Ezzidio was kidnapped as a small child and taken south to the Yoruba country. In 1827, while in his teens, he was sold to white slave traders who put him on a ship bound for Brazil. But the British navy's Africa squadron captured the ship and released the "recaptives", including young Ezzidio, at the city of Freetown. The young man now began a new life as the apprentice to Jean Billaud, a French shopkeeper. Billaud called the former slave "Isadore", which gradually became pronounced as "Ezzidio".
John Ezzidio, bright, resourceful, and ambitious, took easily to the world of commerce. He worked for Billaud for several years and, after the Frenchman died, found employment with other local merchants. Within ten years, Ezzidio had saved enough money to begin his own business. By 1841, he had purchased land and built a house. In 1844, he became an alderman on the city council; and in 1845, the mayor of Freetown.

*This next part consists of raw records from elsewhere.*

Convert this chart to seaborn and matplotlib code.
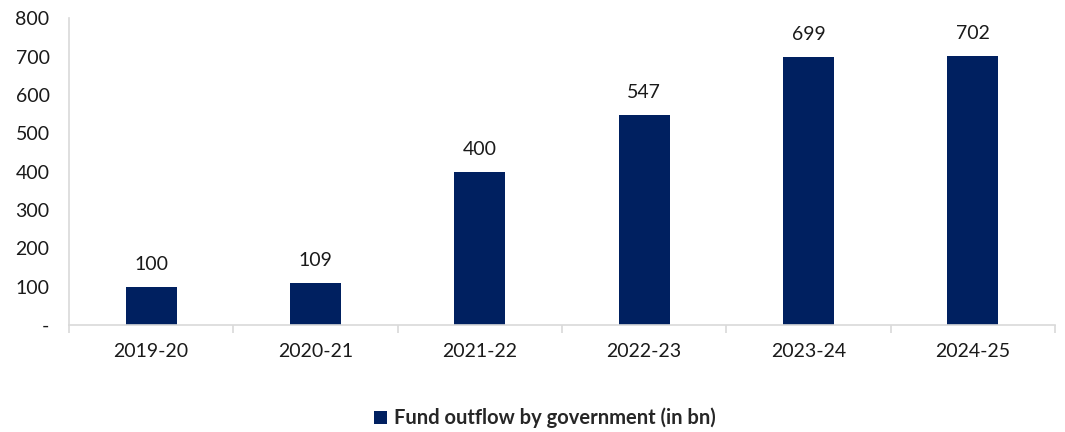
import matplotlib
matplotlib.use("Agg")
import matplotlib.pyplot as plt
import seaborn as sns
import pandas as pd
from matplotlib.patches import Patch

years = ["2019-20", "2020-21", "2021-22", "2022-23", "2023-24", "2024-25"]
outflow = [100, 109, 400, 547, 699, 702]
series_name = "Fund outflow by government (in bn)"

sns.set_theme(style="white")
plt.rcParams["font.family"] = ["Lato", "DejaVu Sans"]

df = pd.DataFrame({"year": years, "value": outflow})

fig = plt.figure(figsize=(10.65, 4.32), dpi=100)
ax = fig.add_axes([0.0648, 0.2477, 0.9258, 0.7103])

bar_color = "#002060"
sns.barplot(data=df, x="year", y="value", color=bar_color, width=0.31,
            saturation=1, ax=ax, edgecolor="none")

for i, v in enumerate(outflow):
    ax.annotate(f"{v}", (i, v), xytext=(0, 10), textcoords="offset points",
                ha="center", va="bottom", fontsize=14, color="#1a1a1a")

ax.set_ylim(0, 800)
ax.set_xlim(-0.5, len(years) - 0.5)
yt = list(range(0, 801, 100))
ax.set_yticks(yt)
ax.set_yticklabels(["-"] + [str(t) for t in yt[1:]], fontsize=14, color="#1a1a1a")
ax.tick_params(axis="y", length=0, pad=14)
ax.tick_params(axis="x", length=0, pad=13, labelsize=14, labelcolor="#1a1a1a")
ax.set_xlabel("")
ax.set_ylabel("")

for s in ["top", "right"]:
    ax.spines[s].set_visible(False)
for s in ["left", "bottom"]:
    ax.spines[s].set_color("#d9d9d9")
    ax.spines[s].set_linewidth(1.2)

# category separator ticks below the x axis
ax.set_xticks([i - 0.5 for i in range(len(years) + 1)], minor=True)
ax.tick_params(axis="x", which="minor", length=6, width=1.2, color="#d9d9d9",
               direction="out", bottom=True)

fig.legend(handles=[Patch(facecolor=bar_color, edgecolor="none")],
           labels=[series_name], loc="center", bbox_to_anchor=(0.512, 0.032),
           frameon=False, handlelength=0.65, handleheight=0.65, handletextpad=0.35,
           prop={"weight": "bold", "size": 14.5})

fig.savefig("out.png", dpi=100)
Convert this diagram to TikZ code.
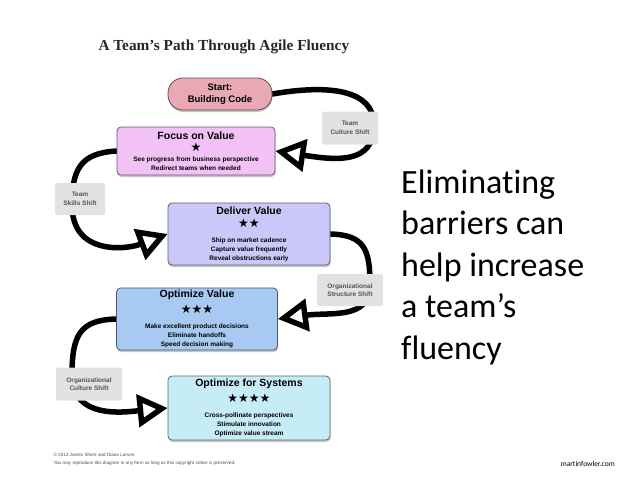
\documentclass[tikz,border=0pt]{standalone}
\usepackage{fontspec}
\setmainfont{Liberation Sans}
\newfontfamily\titlefont{Liberation Serif}
\newfontfamily\slidefont[Ligatures=NoCommon]{Carlito}
\newfontfamily\symfont{DejaVu Sans}
\usetikzlibrary{positioning}
\usetikzlibrary{arrows.meta}
\usetikzlibrary{shadows}
\usetikzlibrary{backgrounds}
\definecolor{startpink}{RGB}{232,168,180}
\definecolor{focuspink}{RGB}{242,194,246}
\definecolor{deliverblue}{RGB}{202,200,248}
\definecolor{optblue}{RGB}{168,202,242}
\definecolor{sysblue}{RGB}{198,236,246}
\definecolor{shiftgrey}{RGB}{226,226,226}
\definecolor{shifttext}{RGB}{85,85,85}
\newcommand{\fstar}{{\symfont\fontsize{12}{9}\selectfont ★}}
\newcommand{\stagehead}{\fontsize{10.5}{9}\selectfont\bfseries}
\newcommand{\stagebody}{\fontsize{6.5}{9}\selectfont\bfseries}

\begin{document}
\begin{tikzpicture}[x=1pt, y=-1pt,
    stage/.style={draw=#1!45!black, fill=#1, line width=0.8pt, rounded corners=4pt,
        align=center, inner sep=2pt, font=\stagebody,
        drop shadow={opacity=0.45, shadow xshift=0.5pt, shadow yshift=-2pt}},
    shiftlabel/.style={fill=shiftgrey, rounded corners=2pt, align=center, text=shifttext,
        font=\fontsize{6.5}{8.5}\selectfont\bfseries, inner sep=2pt},
    flow/.style={line width=5.5pt, line cap=round,
        -{Triangle[open, length=30pt, width=32pt]}}]
    \useasboundingbox (0,0) rectangle (638,479);

    % title
    \node[anchor=base west, text=black!85, font=\titlefont\bfseries\fontsize{15.3}{17}\selectfont]
        (title) at (95,50) {A Team’s Path Through Agile Fluency};

    % stages
    \node[stage=startpink, rounded corners=15pt, minimum width=104pt, minimum height=32pt,
        font=\fontsize{9.5}{11.5}\selectfont\bfseries]
        (start) at (220,94) {Start:\\Building Code};
    \node[stage=focuspink, minimum width=158pt, minimum height=48pt] (focus) at (196,151)
        {\stagehead Focus on Value\\[3pt] \fstar\\[1pt]
        See progress from business perspective\\ Redirect teams when needed};
    \node[stage=deliverblue, minimum width=162pt, minimum height=62pt] (deliver) at (249,234)
        {\stagehead Deliver Value\\[4pt] \fstar\fstar\\[6pt]
        Ship on market cadence\\ Capture value frequently\\ Reveal obstructions early};
    \node[stage=optblue, minimum width=161pt, minimum height=62pt] (optval) at (197,319)
        {\stagehead Optimize Value\\[4pt] \fstar\fstar\fstar\\[6pt]
        Make excellent product decisions\\ Eliminate handoffs\\ Speed decision making};
    \node[stage=sysblue, minimum width=162pt, minimum height=64pt] (optsys) at (249,408)
        {\stagehead Optimize for Systems\\[4pt] \fstar\fstar\fstar\fstar\\[6pt]
        Cross-pollinate perspectives\\ Stimulate innovation\\ Optimize value stream};

    % shifts between stages
    \node[shiftlabel, minimum width=56pt, minimum height=33pt] (tcs) at (350,128) {Team\\Culture Shift};
    \node[shiftlabel, minimum width=50pt, minimum height=32pt] (tss) at (80,199) {Team\\Skills Shift};
    \node[shiftlabel, minimum width=66pt, minimum height=32pt] (oss) at (350,290) {Organizational\\Structure Shift};
    \node[shiftlabel, minimum width=66pt, minimum height=33pt] (ocs) at (89,384) {Organizational\\Culture Shift};

    \begin{scope}[on background layer]
        \draw[flow] (start.east) .. controls (330,84) and (374,90) .. (374,125)
            .. controls (374,165) and (335,160) .. (focus.east);
        \draw[flow] (focus.west) .. controls (80,153) and (72,170) .. (72,205)
            .. controls (72,255) and (125,250) .. (deliver.west);
        \draw[flow] (deliver.east) .. controls (365,235) and (370,250) .. (370,285)
            .. controls (370,320) and (330,312) .. (optval.east);
        \draw[flow] (optval.west) .. controls (80,320) and (72,335) .. (72,375)
            .. controls (72,420) and (125,412) .. (optsys.west);
    \end{scope}

    % copyright
    \node[anchor=north west, align=left, text=black!70, font=\fontsize{4.6}{7.5}\selectfont]
        (copy) at (50,450) {© 2013 James Shore and Diana Larsen.\\
        You may reproduce this diagram in any form so long as this copyright notice is preserved.};

    % slide text
    \node[anchor=base west, align=left, inner sep=0pt, font=\slidefont\fontsize{34}{41.5}\selectfont]
        (msg) at (401,359) {Eliminating\\barriers can\\help increase\\a team’s\\fluency};
    \node[anchor=base east, inner sep=0pt, font=\slidefont\fontsize{7.5}{9}\selectfont]
        (site) at (615,466) {martinfowler.com};
\end{tikzpicture}
\end{document}
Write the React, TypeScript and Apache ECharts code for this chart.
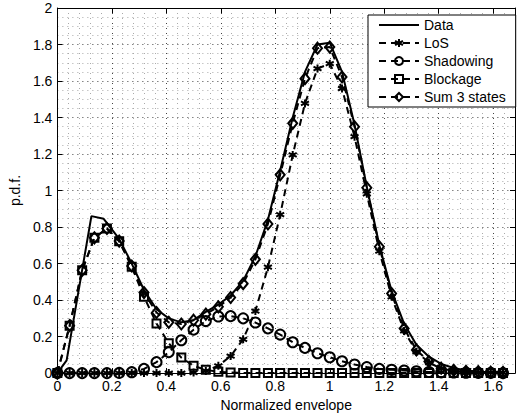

Ezzidio was active in the Wesleyan Mission as a class leader and local preacher. In the 1850s, Rev. Thomas Dove, the mission superintendent, took Ezzidio to England where he made contacts with large wholesale firms from which he began to import goods directly, without going through middlemen. By the 1850s, Ezzidio had built up one of the largest and most prosperous businesses in the colony. In 1863, after a constitutional change established the Legislative Council, Ezzidio was elected an unofficial member of the colony's mercantile community, defeating a European candidate. He was the first African to serve on the council and, because the British soon abolished the elective principle, he was the only African to be elected until that principle was reintroduced in 1924. Ezzidio served on the council from 1863 until the eve of his death in 1872, holding the title of "Honourable".
The last years of Ezzidio's life were marked by a bitter feud with Rev. Benjamin Tregaskis, the new superintendent of the Wesleyan mission. Tregaskis, a man of dictatorial personality, opposed Ezzidio's influence in the mission and his approach to church policy.. The feud seems to have damaged both Ezzidio's health and his financial position. But John Ezzidio remains one of the outstanding success stories of early Freetown. He arrived on a slave ship — naked, penniless, and friendless — but rose ultimately to the heights of Sierra Leone society. His success came through faith, intelligence, determination and hard work.